Music mogul Russell Simmons, poses with Wilmington Ten members Wayne Moore and Dr. Ben Chavis in New York recently. Last week, Simmons asked his over 2.2 million followers on Twitter to go to the NAACP’s Wilmington Ten petition page at bit.ly/XiUyz8 and sign it to support the pardons of innocence effort.

His name was Allen Hall. In 1972, Hall was the star witness for the prosecution in the conspiracy trials against the Wilmington Ten – ten civil rights activists, led by the Rev. Benjamin F. Chavis – falsely accused of firebombing a white-owned grocery store during the height of racial violence in Wilmington in 1971.

According to New Hanover County prosecutor Jay Stroud, Hall, a convicted felon, had the goods on Chavis and the others, and could confirm details of the arson conspiracy.

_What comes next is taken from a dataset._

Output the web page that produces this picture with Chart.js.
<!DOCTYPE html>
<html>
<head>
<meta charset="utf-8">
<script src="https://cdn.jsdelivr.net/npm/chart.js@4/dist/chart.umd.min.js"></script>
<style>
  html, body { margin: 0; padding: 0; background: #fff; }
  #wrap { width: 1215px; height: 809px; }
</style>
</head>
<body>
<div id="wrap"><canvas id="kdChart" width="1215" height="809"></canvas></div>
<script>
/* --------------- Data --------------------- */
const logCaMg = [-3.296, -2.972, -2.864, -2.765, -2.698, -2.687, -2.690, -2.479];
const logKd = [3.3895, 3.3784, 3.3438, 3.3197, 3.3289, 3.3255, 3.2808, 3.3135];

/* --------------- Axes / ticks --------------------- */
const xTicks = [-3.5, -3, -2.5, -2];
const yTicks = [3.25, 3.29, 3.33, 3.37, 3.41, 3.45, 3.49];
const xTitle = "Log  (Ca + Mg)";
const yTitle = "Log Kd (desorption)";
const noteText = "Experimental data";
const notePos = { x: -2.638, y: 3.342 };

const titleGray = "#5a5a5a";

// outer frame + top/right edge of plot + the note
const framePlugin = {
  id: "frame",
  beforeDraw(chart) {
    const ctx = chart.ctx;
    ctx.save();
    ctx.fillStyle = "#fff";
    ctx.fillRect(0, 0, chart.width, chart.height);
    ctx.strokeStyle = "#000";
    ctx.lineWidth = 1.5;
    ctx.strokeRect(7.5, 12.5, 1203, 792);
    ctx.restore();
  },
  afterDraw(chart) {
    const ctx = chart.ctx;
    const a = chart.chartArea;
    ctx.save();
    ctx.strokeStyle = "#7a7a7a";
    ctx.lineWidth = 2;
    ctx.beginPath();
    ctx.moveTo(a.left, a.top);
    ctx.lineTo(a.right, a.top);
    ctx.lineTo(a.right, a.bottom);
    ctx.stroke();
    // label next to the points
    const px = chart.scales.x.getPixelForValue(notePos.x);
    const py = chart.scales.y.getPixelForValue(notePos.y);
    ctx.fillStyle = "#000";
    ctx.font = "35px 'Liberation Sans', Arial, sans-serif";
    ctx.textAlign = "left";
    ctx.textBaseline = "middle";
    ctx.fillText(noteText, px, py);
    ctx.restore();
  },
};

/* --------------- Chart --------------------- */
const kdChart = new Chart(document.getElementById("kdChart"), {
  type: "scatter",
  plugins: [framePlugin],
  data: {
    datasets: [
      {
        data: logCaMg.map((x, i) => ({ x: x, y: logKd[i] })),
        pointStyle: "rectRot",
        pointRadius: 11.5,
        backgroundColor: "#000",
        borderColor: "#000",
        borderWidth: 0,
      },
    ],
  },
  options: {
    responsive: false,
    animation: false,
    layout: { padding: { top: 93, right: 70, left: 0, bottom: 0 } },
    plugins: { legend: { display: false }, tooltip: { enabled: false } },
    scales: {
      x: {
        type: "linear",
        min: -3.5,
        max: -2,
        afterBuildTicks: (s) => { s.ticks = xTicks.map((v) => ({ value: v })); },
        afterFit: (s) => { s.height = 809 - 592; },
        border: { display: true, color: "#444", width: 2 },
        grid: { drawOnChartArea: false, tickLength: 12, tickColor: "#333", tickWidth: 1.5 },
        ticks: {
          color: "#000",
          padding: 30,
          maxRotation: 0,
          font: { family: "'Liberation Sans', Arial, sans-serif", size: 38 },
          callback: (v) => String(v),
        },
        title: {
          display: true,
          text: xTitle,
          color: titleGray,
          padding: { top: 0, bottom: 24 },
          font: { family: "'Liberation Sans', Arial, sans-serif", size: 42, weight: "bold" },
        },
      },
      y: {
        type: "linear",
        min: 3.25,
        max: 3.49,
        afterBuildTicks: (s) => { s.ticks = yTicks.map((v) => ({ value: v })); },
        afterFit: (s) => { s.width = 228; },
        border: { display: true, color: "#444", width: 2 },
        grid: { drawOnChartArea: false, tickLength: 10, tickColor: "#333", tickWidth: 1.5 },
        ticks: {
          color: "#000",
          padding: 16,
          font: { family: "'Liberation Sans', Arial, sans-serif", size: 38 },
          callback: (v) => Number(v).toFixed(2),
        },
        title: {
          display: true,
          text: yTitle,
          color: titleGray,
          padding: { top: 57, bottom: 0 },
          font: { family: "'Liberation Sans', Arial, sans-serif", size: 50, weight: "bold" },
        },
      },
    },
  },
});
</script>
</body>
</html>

There was just one problem – in order to get Hall to falsely testify, Stroud had to keep the young troubled black man happy.

How happy?

In a forty-year-old prison letter dated August 16th, 1972 – a copy obtained exclusively by the Wilmington Journal newspaper last week from prosecutor Stroud’s infamous Wilmington Ten court files being kept at UNC-Chapel Hill’s Wilson Library – Allen Hall wanted the prosecutor to keep him happy.

“Just a few lines to tell you that I need a woman,” stated the very first sentence of the letter from Onslow County prison inmate Hall (who was known as “Allen Graham” behind bars so that other inmates wouldn’t know he was working with a DA) to prosecutor Stroud.

Later in the missive, Hall tells the prosecutor, “You feel like a father to me, and that is why I call on you so much when I need someone.”

Saying that he didn’t have a father when he was growing up, Hall writes Stroud, “You make me know the real Allen, and what life is about. But the love that what (sic) I have for you is what a son have for a father. To me you are that father I never had.”

Hall writes about not caring what black people in Wilmington, or apparently one of his girlfriends, “Deborah,” thinks about his testifying against Ben Chavis. And yet, Hall openly struggles with the idea that he will, and how it could hurt his family, apparently at the direction of prosecutor Stroud.

“Will my love (sic) ones have a bad time for me [if] I tell on Chavis [?],” Hall writes. “My mind is going up and down, and around, when will it stop. How many times will I ask my self this over and over [?]”

By the end of the three-page letter, Hall is literally begging Stroud to let him see either Deborah or another apparent girlfriend, “Antionette.”

Hall closes the letter by writing, “I will be a good nigger.”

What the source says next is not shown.